### Data
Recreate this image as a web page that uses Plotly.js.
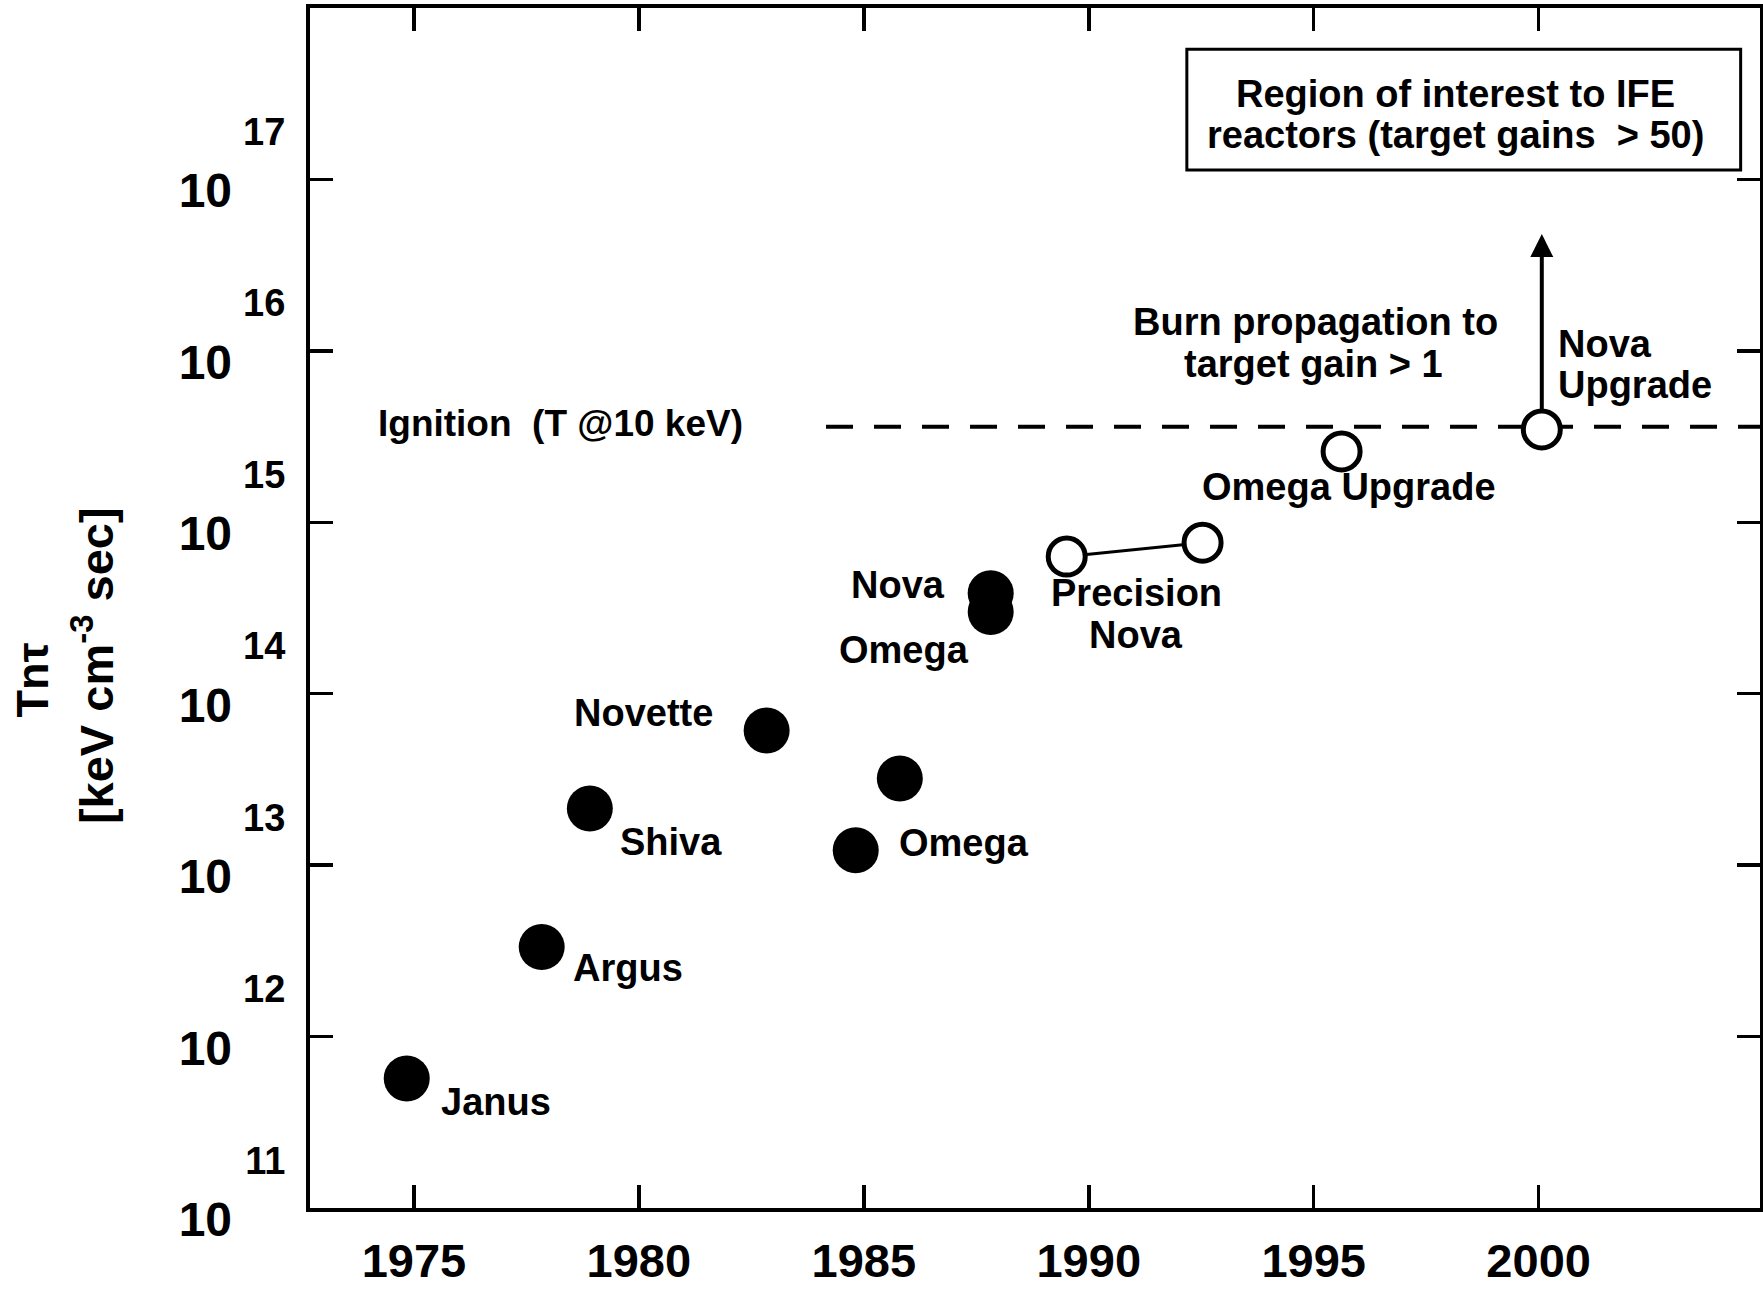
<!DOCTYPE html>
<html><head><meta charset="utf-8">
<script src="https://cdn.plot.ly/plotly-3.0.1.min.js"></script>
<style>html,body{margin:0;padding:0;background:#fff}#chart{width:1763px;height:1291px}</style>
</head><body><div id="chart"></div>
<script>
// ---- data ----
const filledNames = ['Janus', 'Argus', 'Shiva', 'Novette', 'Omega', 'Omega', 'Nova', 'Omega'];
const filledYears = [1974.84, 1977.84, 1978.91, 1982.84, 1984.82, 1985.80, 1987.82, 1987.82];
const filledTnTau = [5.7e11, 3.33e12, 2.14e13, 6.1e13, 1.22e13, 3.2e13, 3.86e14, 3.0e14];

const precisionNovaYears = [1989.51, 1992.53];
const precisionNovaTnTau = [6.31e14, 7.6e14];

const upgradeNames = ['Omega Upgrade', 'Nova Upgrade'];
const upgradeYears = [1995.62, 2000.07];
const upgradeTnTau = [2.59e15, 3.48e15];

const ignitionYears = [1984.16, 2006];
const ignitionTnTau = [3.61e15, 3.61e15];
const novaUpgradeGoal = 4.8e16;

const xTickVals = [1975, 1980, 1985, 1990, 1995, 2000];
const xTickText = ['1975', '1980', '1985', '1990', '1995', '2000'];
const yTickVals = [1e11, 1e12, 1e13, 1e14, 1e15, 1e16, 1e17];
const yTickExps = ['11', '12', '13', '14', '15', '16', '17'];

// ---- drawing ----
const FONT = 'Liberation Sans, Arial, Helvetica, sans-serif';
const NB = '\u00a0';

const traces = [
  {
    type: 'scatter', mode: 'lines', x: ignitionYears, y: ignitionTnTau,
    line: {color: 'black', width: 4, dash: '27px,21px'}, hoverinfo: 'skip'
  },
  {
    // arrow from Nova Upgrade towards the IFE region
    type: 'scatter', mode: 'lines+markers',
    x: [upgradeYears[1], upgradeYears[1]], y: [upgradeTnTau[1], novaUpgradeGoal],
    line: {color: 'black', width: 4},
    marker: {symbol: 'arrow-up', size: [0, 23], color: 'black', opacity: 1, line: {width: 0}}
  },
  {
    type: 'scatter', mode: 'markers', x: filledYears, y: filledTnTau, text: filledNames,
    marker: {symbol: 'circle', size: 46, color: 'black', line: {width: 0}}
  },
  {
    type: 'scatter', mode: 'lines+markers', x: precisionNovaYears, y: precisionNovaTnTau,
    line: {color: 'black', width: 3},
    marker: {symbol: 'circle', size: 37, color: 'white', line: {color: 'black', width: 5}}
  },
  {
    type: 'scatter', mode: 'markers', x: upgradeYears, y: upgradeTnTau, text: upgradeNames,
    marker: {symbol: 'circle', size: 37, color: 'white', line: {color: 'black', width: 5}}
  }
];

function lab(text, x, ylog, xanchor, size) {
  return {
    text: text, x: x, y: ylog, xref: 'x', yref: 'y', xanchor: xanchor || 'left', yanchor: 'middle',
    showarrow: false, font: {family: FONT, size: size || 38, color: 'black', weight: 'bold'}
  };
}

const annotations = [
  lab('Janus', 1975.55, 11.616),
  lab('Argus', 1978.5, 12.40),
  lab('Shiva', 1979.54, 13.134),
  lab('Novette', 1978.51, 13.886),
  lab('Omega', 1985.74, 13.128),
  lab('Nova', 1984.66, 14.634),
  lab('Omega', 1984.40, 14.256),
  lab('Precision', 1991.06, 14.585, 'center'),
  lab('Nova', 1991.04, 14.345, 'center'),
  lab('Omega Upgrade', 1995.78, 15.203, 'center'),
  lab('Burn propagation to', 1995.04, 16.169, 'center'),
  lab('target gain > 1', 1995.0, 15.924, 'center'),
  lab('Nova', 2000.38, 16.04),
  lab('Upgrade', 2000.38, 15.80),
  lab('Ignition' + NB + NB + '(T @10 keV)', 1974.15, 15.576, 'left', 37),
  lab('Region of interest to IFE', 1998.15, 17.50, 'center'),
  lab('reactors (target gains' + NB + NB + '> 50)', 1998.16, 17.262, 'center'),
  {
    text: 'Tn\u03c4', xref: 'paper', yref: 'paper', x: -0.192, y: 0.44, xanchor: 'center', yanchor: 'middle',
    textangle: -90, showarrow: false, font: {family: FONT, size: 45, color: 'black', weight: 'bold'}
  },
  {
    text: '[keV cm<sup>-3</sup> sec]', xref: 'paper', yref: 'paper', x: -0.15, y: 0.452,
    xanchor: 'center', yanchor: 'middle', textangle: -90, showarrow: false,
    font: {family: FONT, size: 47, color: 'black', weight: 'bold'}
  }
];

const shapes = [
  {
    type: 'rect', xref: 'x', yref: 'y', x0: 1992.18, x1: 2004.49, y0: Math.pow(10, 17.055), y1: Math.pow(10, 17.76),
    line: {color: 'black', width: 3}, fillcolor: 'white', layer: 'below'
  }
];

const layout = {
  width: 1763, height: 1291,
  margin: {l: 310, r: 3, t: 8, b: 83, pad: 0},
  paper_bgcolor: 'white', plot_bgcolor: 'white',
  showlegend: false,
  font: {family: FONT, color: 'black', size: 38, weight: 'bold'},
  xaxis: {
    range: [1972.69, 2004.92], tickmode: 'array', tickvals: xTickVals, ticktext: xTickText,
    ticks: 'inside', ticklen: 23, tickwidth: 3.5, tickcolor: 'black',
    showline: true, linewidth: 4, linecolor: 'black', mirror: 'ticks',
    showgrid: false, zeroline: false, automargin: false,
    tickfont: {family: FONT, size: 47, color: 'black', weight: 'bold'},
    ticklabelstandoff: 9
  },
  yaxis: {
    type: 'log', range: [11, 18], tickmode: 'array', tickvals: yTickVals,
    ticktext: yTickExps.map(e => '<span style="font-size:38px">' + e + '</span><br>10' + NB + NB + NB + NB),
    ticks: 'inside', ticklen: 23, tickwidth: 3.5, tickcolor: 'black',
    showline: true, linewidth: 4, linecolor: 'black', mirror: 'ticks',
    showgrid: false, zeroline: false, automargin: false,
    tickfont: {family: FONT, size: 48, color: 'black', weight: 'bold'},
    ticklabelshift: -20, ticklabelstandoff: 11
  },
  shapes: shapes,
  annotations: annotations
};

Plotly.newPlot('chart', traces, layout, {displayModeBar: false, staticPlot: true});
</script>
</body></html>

### Given problem
Without including any picture, repeat the data exactly.

### Final result
Recreate this image as a web page that uses Plotly.js.
<!DOCTYPE html>
<html><head><meta charset="utf-8">
<script src="https://cdn.plot.ly/plotly-3.0.1.min.js"></script>
<style>html,body{margin:0;padding:0;background:#fff}#chart{width:1763px;height:1291px}</style>
</head><body><div id="chart"></div>
<script>
// ---- data ----
const filledNames = ['Janus', 'Argus', 'Shiva', 'Novette', 'Omega', 'Omega', 'Nova', 'Omega'];
const filledYears = [1974.84, 1977.84, 1978.91, 1982.84, 1984.82, 1985.80, 1987.82, 1987.82];
const filledTnTau = [5.7e11, 3.33e12, 2.14e13, 6.1e13, 1.22e13, 3.2e13, 3.86e14, 3.0e14];

const precisionNovaYears = [1989.51, 1992.53];
const precisionNovaTnTau = [6.31e14, 7.6e14];

const upgradeNames = ['Omega Upgrade', 'Nova Upgrade'];
const upgradeYears = [1995.62, 2000.07];
const upgradeTnTau = [2.59e15, 3.48e15];

const ignitionYears = [1984.16, 2006];
const ignitionTnTau = [3.61e15, 3.61e15];
const novaUpgradeGoal = 4.8e16;

const xTickVals = [1975, 1980, 1985, 1990, 1995, 2000];
const xTickText = ['1975', '1980', '1985', '1990', '1995', '2000'];
const yTickVals = [1e11, 1e12, 1e13, 1e14, 1e15, 1e16, 1e17];
const yTickExps = ['11', '12', '13', '14', '15', '16', '17'];

// ---- drawing ----
const FONT = 'Liberation Sans, Arial, Helvetica, sans-serif';
const NB = '\u00a0';

const traces = [
  {
    type: 'scatter', mode: 'lines', x: ignitionYears, y: ignitionTnTau,
    line: {color: 'black', width: 4, dash: '27px,21px'}, hoverinfo: 'skip'
  },
  {
    // arrow from Nova Upgrade towards the IFE region
    type: 'scatter', mode: 'lines+markers',
    x: [upgradeYears[1], upgradeYears[1]], y: [upgradeTnTau[1], novaUpgradeGoal],
    line: {color: 'black', width: 4},
    marker: {symbol: 'arrow-up', size: [0, 23], color: 'black', opacity: 1, line: {width: 0}}
  },
  {
    type: 'scatter', mode: 'markers', x: filledYears, y: filledTnTau, text: filledNames,
    marker: {symbol: 'circle', size: 46, color: 'black', line: {width: 0}}
  },
  {
    type: 'scatter', mode: 'lines+markers', x: precisionNovaYears, y: precisionNovaTnTau,
    line: {color: 'black', width: 3},
    marker: {symbol: 'circle', size: 37, color: 'white', line: {color: 'black', width: 5}}
  },
  {
    type: 'scatter', mode: 'markers', x: upgradeYears, y: upgradeTnTau, text: upgradeNames,
    marker: {symbol: 'circle', size: 37, color: 'white', line: {color: 'black', width: 5}}
  }
];

function lab(text, x, ylog, xanchor, size) {
  return {
    text: text, x: x, y: ylog, xref: 'x', yref: 'y', xanchor: xanchor || 'left', yanchor: 'middle',
    showarrow: false, font: {family: FONT, size: size || 38, color: 'black', weight: 'bold'}
  };
}

const annotations = [
  lab('Janus', 1975.55, 11.616),
  lab('Argus', 1978.5, 12.40),
  lab('Shiva', 1979.54, 13.134),
  lab('Novette', 1978.51, 13.886),
  lab('Omega', 1985.74, 13.128),
  lab('Nova', 1984.66, 14.634),
  lab('Omega', 1984.40, 14.256),
  lab('Precision', 1991.06, 14.585, 'center'),
  lab('Nova', 1991.04, 14.345, 'center'),
  lab('Omega Upgrade', 1995.78, 15.203, 'center'),
  lab('Burn propagation to', 1995.04, 16.169, 'center'),
  lab('target gain > 1', 1995.0, 15.924, 'center'),
  lab('Nova', 2000.38, 16.04),
  lab('Upgrade', 2000.38, 15.80),
  lab('Ignition' + NB + NB + '(T @10 keV)', 1974.15, 15.576, 'left', 37),
  lab('Region of interest to IFE', 1998.15, 17.50, 'center'),
  lab('reactors (target gains' + NB + NB + '> 50)', 1998.16, 17.262, 'center'),
  {
    text: 'Tn\u03c4', xref: 'paper', yref: 'paper', x: -0.192, y: 0.44, xanchor: 'center', yanchor: 'middle',
    textangle: -90, showarrow: false, font: {family: FONT, size: 45, color: 'black', weight: 'bold'}
  },
  {
    text: '[keV cm<sup>-3</sup> sec]', xref: 'paper', yref: 'paper', x: -0.15, y: 0.452,
    xanchor: 'center', yanchor: 'middle', textangle: -90, showarrow: false,
    font: {family: FONT, size: 47, color: 'black', weight: 'bold'}
  }
];

const shapes = [
  {
    type: 'rect', xref: 'x', yref: 'y', x0: 1992.18, x1: 2004.49, y0: Math.pow(10, 17.055), y1: Math.pow(10, 17.76),
    line: {color: 'black', width: 3}, fillcolor: 'white', layer: 'below'
  }
];

const layout = {
  width: 1763, height: 1291,
  margin: {l: 310, r: 3, t: 8, b: 83, pad: 0},
  paper_bgcolor: 'white', plot_bgcolor: 'white',
  showlegend: false,
  font: {family: FONT, color: 'black', size: 38, weight: 'bold'},
  xaxis: {
    range: [1972.69, 2004.92], tickmode: 'array', tickvals: xTickVals, ticktext: xTickText,
    ticks: 'inside', ticklen: 23, tickwidth: 3.5, tickcolor: 'black',
    showline: true, linewidth: 4, linecolor: 'black', mirror: 'ticks',
    showgrid: false, zeroline: false, automargin: false,
    tickfont: {family: FONT, size: 47, color: 'black', weight: 'bold'},
    ticklabelstandoff: 9
  },
  yaxis: {
    type: 'log', range: [11, 18], tickmode: 'array', tickvals: yTickVals,
    ticktext: yTickExps.map(e => '<span style="font-size:38px">' + e + '</span><br>10' + NB + NB + NB + NB),
    ticks: 'inside', ticklen: 23, tickwidth: 3.5, tickcolor: 'black',
    showline: true, linewidth: 4, linecolor: 'black', mirror: 'ticks',
    showgrid: false, zeroline: false, automargin: false,
    tickfont: {family: FONT, size: 48, color: 'black', weight: 'bold'},
    ticklabelshift: -20, ticklabelstandoff: 11
  },
  shapes: shapes,
  annotations: annotations
};

Plotly.newPlot('chart', traces, layout, {displayModeBar: false, staticPlot: true});
</script>
</body></html>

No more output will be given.